▶ [What is required]: Leave out the pictures; transcribe all else exactly.

▶ [Raw records]:
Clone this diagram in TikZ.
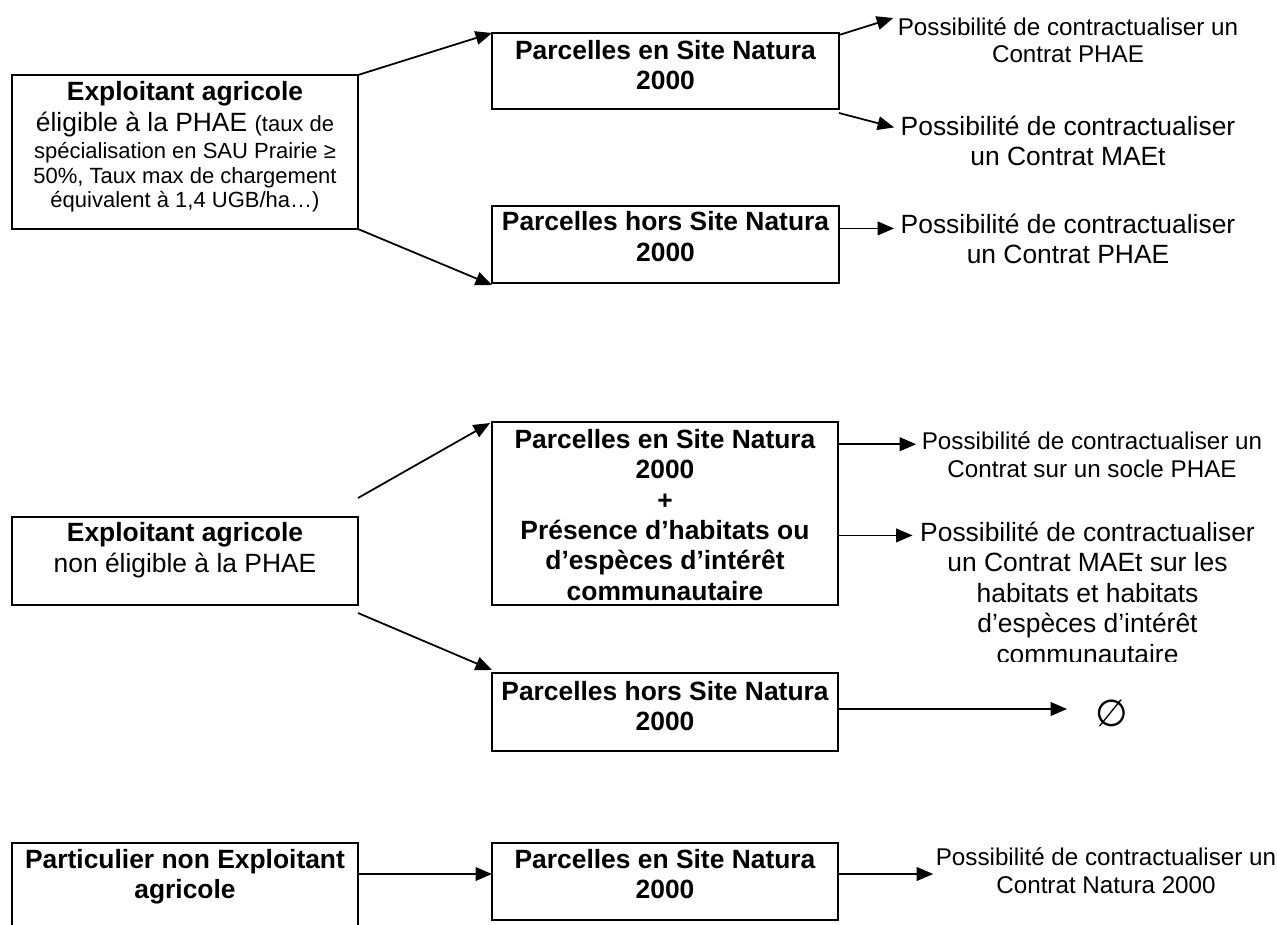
\documentclass[tikz,border=0pt]{standalone}
\usepackage{fontspec}
\setmainfont{Liberation Sans}
\newfontfamily\symfont{DejaVu Sans}
\usetikzlibrary{arrows.meta,calc,fit}
\newlength\pxu
\setlength\pxu{0.454545pt}
\newcommand\sizeXII{\fontsize{12}{14}\selectfont}
\newcommand\sizeXI{\fontsize{11}{13}\selectfont}
\newcommand\sizeX{\fontsize{10}{12}\selectfont}
\begin{document}
\begin{tikzpicture}[x=\pxu,y=-\pxu,
  box/.style={draw, line width=0.95pt, inner sep=0pt, outer sep=0pt},
  txt/.style={anchor=base, inner sep=1pt},
  hd/.style={txt, font=\sizeXII\bfseries},
  tx/.style={txt, font=\sizeXII},
  sm/.style={txt, font=\sizeXI},
  tn/.style={txt, font=\sizeX},
  arr/.style={line width=0.8pt, -{Triangle[length=7.5pt,width=6.2pt]}}]
\useasboundingbox (0,0) rectangle (1277,924);

% boxes
\node[box, fit={(12,75)(358,229)}] (A) {};
\node[box, fit={(492,33)(839,109)}] (B1) {};
\node[box, fit={(492,206)(839,283)}] (B2) {};
\node[box, fit={(12,517)(358,605)}] (D) {};
\node[box, fit={(492,422)(838,605)}] (E) {};
\node[box, fit={(492,673)(838,751)}] (F) {};
\node[box, fit={(12,843)(358,926)}] (G) {};
\node[box, fit={(492,843)(838,920)}] (H) {};

% texts of box A
\node[hd] (A1) at (185,100) {Exploitant agricole};
\node[tx] (A2) at (185,131) {éligible à la PHAE {\sizeX(taux de}};
\node[tn] (A3) at (185,158) {spécialisation en SAU Prairie ≥};
\node[tn] (A4) at (185,183) {50\%, Taux max de chargement};
\node[tn] (A5) at (185,207) {équivalent à 1,4 UGB/ha…)};

% B1, B2
\node[hd] (B1a) at (665.5,59) {Parcelles en Site Natura};
\node[hd] (B1b) at (665.5,89) {2000};
\node[hd] (B2a) at (665.5,230) {Parcelles hors Site Natura};
\node[hd] (B2b) at (665.5,261) {2000};

% C1, C2, C3
\node[sm] (C1a) at (1068,35.5) {Possibilité de contractualiser un};
\node[sm] (C1b) at (1068,62.5) {Contrat PHAE};
\node[tx] (C2a) at (1068,135) {Possibilité de contractualiser};
\node[tx] (C2b) at (1068,165) {un Contrat MAEt};
\node[tx] (C3a) at (1068,233) {Possibilité de contractualiser};
\node[tx] (C3b) at (1068,263.5) {un Contrat PHAE};

% D
\node[hd] (D1) at (185,541) {Exploitant agricole};
\node[tx] (D2) at (185,572) {non éligible à la PHAE};

% E
\node[hd] (E1) at (665,448) {Parcelles en Site Natura};
\node[hd] (E2) at (665,478.4) {2000};
\node[hd] (E3) at (665,509) {+};
\node[hd] (E4) at (665,539) {Présence d’habitats ou};
\node[hd] (E5) at (665,569.6) {d’espèces d’intérêt};
\node[hd] (E6) at (665,600) {communautaire};

% C4, C5
\node[sm] (C4a) at (1092,449) {Possibilité de contractualiser un};
\node[sm] (C4b) at (1092,477) {Contrat sur un socle PHAE};
\node[tx] (C5a) at (1087.5,541) {Possibilité de contractualiser};
\node[tx] (C5b) at (1087.5,571.5) {un Contrat MAEt sur les};
\node[tx] (C5c) at (1087.5,602) {habitats et habitats};
\node[tx] (C5d) at (1087.5,632.5) {d’espèces d’intérêt};
\begin{scope}
\clip (900,640) rectangle (1277,661);
\node[tx] (C5e) at (1087.5,663) {communautaire};
\end{scope}

% F and empty set
\node[hd] (F1) at (665,700) {Parcelles hors Site Natura};
\node[hd] (F2) at (665,730) {2000};
\node[inner sep=1pt, font=\symfont\fontsize{17}{19}\selectfont] (N) at (1112,713) {∅};

% G, H, C6
\node[hd] (G1) at (185,868) {Particulier non Exploitant};
\node[hd] (G2) at (185,898.4) {agricole};
\node[hd] (H1) at (665,868) {Parcelles en Site Natura};
\node[hd] (H2) at (665,898.4) {2000};
\node[sm] (C6a) at (1106,865.5) {Possibilité de contractualiser un};
\node[sm] (C6b) at (1106,893.5) {Contrat Natura 2000};

% connectors
\draw[arr] (A.north east) -- (B1.north west);
\draw[arr] (A.south east) -- ($(B2.south west)+(0,2)$);
\draw[arr] ($(B1.north east)+(0,2)$) -- ($(C1a.north west)+(-2,3)$);
\draw[arr] ($(B1.south east)+(0,4)$) -- ($(C2a.west)+(-4,2)$);
\coordinate (C3t) at ($(C3a.west)+(-4,5)$);
\draw[arr] (B2.east |- C3t) -- (C3t);

\draw[arr] ($(D.north east)+(0,-19)$) -- ($(E.north west)+(-2,1)$);
\draw[arr] ($(D.south east)+(0,8)$) -- ($(F.north west)+(0,-3)$);
\coordinate (C4t) at ($(C4a.west)+(-3,4)$);
\draw[arr] (E.east |- C4t) -- (C4t);
\coordinate (C5t) at ($(C5a.west)+(-5,4)$);
\draw[arr] (E.east |- C5t) -- (C5t);
\coordinate (Nt) at ($(N.west)+(-26,-4)$);
\draw[arr] (F.east |- Nt) -- (Nt);

\coordinate (GHy) at (0,874);
\draw[arr] (G.east |- GHy) -- (H.west |- GHy);
\draw[arr] (H.east |- GHy) -- (C6a.west |- GHy);
\end{tikzpicture}
\end{document}
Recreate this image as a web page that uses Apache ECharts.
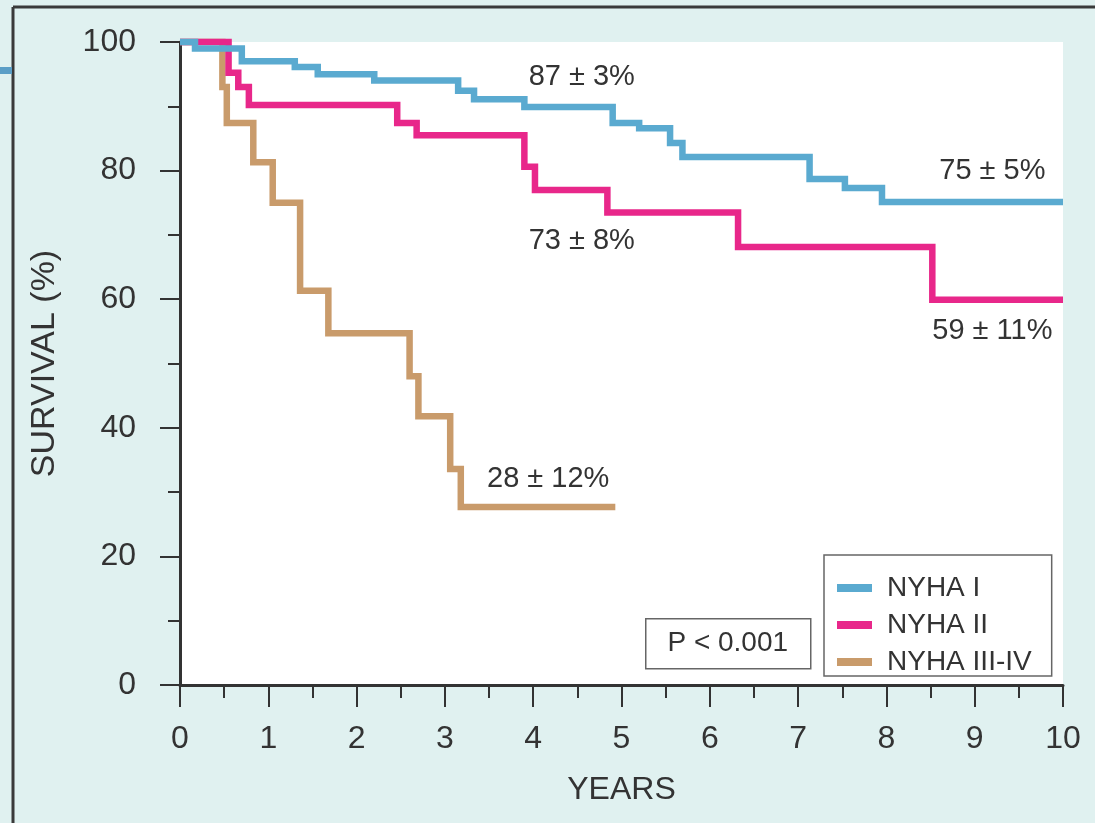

▶ [Response to the exercise]:
Clone this diagram in TikZ.
\documentclass[tikz,border=0pt]{standalone}
\usepackage{fontspec}
\setmainfont{Liberation Sans}
\newfontfamily\symfont{DejaVu Sans}
\usetikzlibrary{arrows.meta,calc,fit}
\newlength\pxu
\setlength\pxu{0.454545pt}
\newcommand\sizeXII{\fontsize{12}{14}\selectfont}
\newcommand\sizeXI{\fontsize{11}{13}\selectfont}
\newcommand\sizeX{\fontsize{10}{12}\selectfont}
\begin{document}
\begin{tikzpicture}[x=\pxu,y=-\pxu,
  box/.style={draw, line width=0.95pt, inner sep=0pt, outer sep=0pt},
  txt/.style={anchor=base, inner sep=1pt},
  hd/.style={txt, font=\sizeXII\bfseries},
  tx/.style={txt, font=\sizeXII},
  sm/.style={txt, font=\sizeXI},
  tn/.style={txt, font=\sizeX},
  arr/.style={line width=0.8pt, -{Triangle[length=7.5pt,width=6.2pt]}}]
\useasboundingbox (0,0) rectangle (1277,924);

% boxes
\node[box, fit={(12,75)(358,229)}] (A) {};
\node[box, fit={(492,33)(839,109)}] (B1) {};
\node[box, fit={(492,206)(839,283)}] (B2) {};
\node[box, fit={(12,517)(358,605)}] (D) {};
\node[box, fit={(492,422)(838,605)}] (E) {};
\node[box, fit={(492,673)(838,751)}] (F) {};
\node[box, fit={(12,843)(358,926)}] (G) {};
\node[box, fit={(492,843)(838,920)}] (H) {};

% texts of box A
\node[hd] (A1) at (185,100) {Exploitant agricole};
\node[tx] (A2) at (185,131) {éligible à la PHAE {\sizeX(taux de}};
\node[tn] (A3) at (185,158) {spécialisation en SAU Prairie ≥};
\node[tn] (A4) at (185,183) {50\%, Taux max de chargement};
\node[tn] (A5) at (185,207) {équivalent à 1,4 UGB/ha…)};

% B1, B2
\node[hd] (B1a) at (665.5,59) {Parcelles en Site Natura};
\node[hd] (B1b) at (665.5,89) {2000};
\node[hd] (B2a) at (665.5,230) {Parcelles hors Site Natura};
\node[hd] (B2b) at (665.5,261) {2000};

% C1, C2, C3
\node[sm] (C1a) at (1068,35.5) {Possibilité de contractualiser un};
\node[sm] (C1b) at (1068,62.5) {Contrat PHAE};
\node[tx] (C2a) at (1068,135) {Possibilité de contractualiser};
\node[tx] (C2b) at (1068,165) {un Contrat MAEt};
\node[tx] (C3a) at (1068,233) {Possibilité de contractualiser};
\node[tx] (C3b) at (1068,263.5) {un Contrat PHAE};

% D
\node[hd] (D1) at (185,541) {Exploitant agricole};
\node[tx] (D2) at (185,572) {non éligible à la PHAE};

% E
\node[hd] (E1) at (665,448) {Parcelles en Site Natura};
\node[hd] (E2) at (665,478.4) {2000};
\node[hd] (E3) at (665,509) {+};
\node[hd] (E4) at (665,539) {Présence d’habitats ou};
\node[hd] (E5) at (665,569.6) {d’espèces d’intérêt};
\node[hd] (E6) at (665,600) {communautaire};

% C4, C5
\node[sm] (C4a) at (1092,449) {Possibilité de contractualiser un};
\node[sm] (C4b) at (1092,477) {Contrat sur un socle PHAE};
\node[tx] (C5a) at (1087.5,541) {Possibilité de contractualiser};
\node[tx] (C5b) at (1087.5,571.5) {un Contrat MAEt sur les};
\node[tx] (C5c) at (1087.5,602) {habitats et habitats};
\node[tx] (C5d) at (1087.5,632.5) {d’espèces d’intérêt};
\begin{scope}
\clip (900,640) rectangle (1277,661);
\node[tx] (C5e) at (1087.5,663) {communautaire};
\end{scope}

% F and empty set
\node[hd] (F1) at (665,700) {Parcelles hors Site Natura};
\node[hd] (F2) at (665,730) {2000};
\node[inner sep=1pt, font=\symfont\fontsize{17}{19}\selectfont] (N) at (1112,713) {∅};

% G, H, C6
\node[hd] (G1) at (185,868) {Particulier non Exploitant};
\node[hd] (G2) at (185,898.4) {agricole};
\node[hd] (H1) at (665,868) {Parcelles en Site Natura};
\node[hd] (H2) at (665,898.4) {2000};
\node[sm] (C6a) at (1106,865.5) {Possibilité de contractualiser un};
\node[sm] (C6b) at (1106,893.5) {Contrat Natura 2000};

% connectors
\draw[arr] (A.north east) -- (B1.north west);
\draw[arr] (A.south east) -- ($(B2.south west)+(0,2)$);
\draw[arr] ($(B1.north east)+(0,2)$) -- ($(C1a.north west)+(-2,3)$);
\draw[arr] ($(B1.south east)+(0,4)$) -- ($(C2a.west)+(-4,2)$);
\coordinate (C3t) at ($(C3a.west)+(-4,5)$);
\draw[arr] (B2.east |- C3t) -- (C3t);

\draw[arr] ($(D.north east)+(0,-19)$) -- ($(E.north west)+(-2,1)$);
\draw[arr] ($(D.south east)+(0,8)$) -- ($(F.north west)+(0,-3)$);
\coordinate (C4t) at ($(C4a.west)+(-3,4)$);
\draw[arr] (E.east |- C4t) -- (C4t);
\coordinate (C5t) at ($(C5a.west)+(-5,4)$);
\draw[arr] (E.east |- C5t) -- (C5t);
\coordinate (Nt) at ($(N.west)+(-26,-4)$);
\draw[arr] (F.east |- Nt) -- (Nt);

\coordinate (GHy) at (0,874);
\draw[arr] (G.east |- GHy) -- (H.west |- GHy);
\draw[arr] (H.east |- GHy) -- (C6a.west |- GHy);
\end{tikzpicture}
\end{document}
Recreate this image as a web page that uses Apache ECharts.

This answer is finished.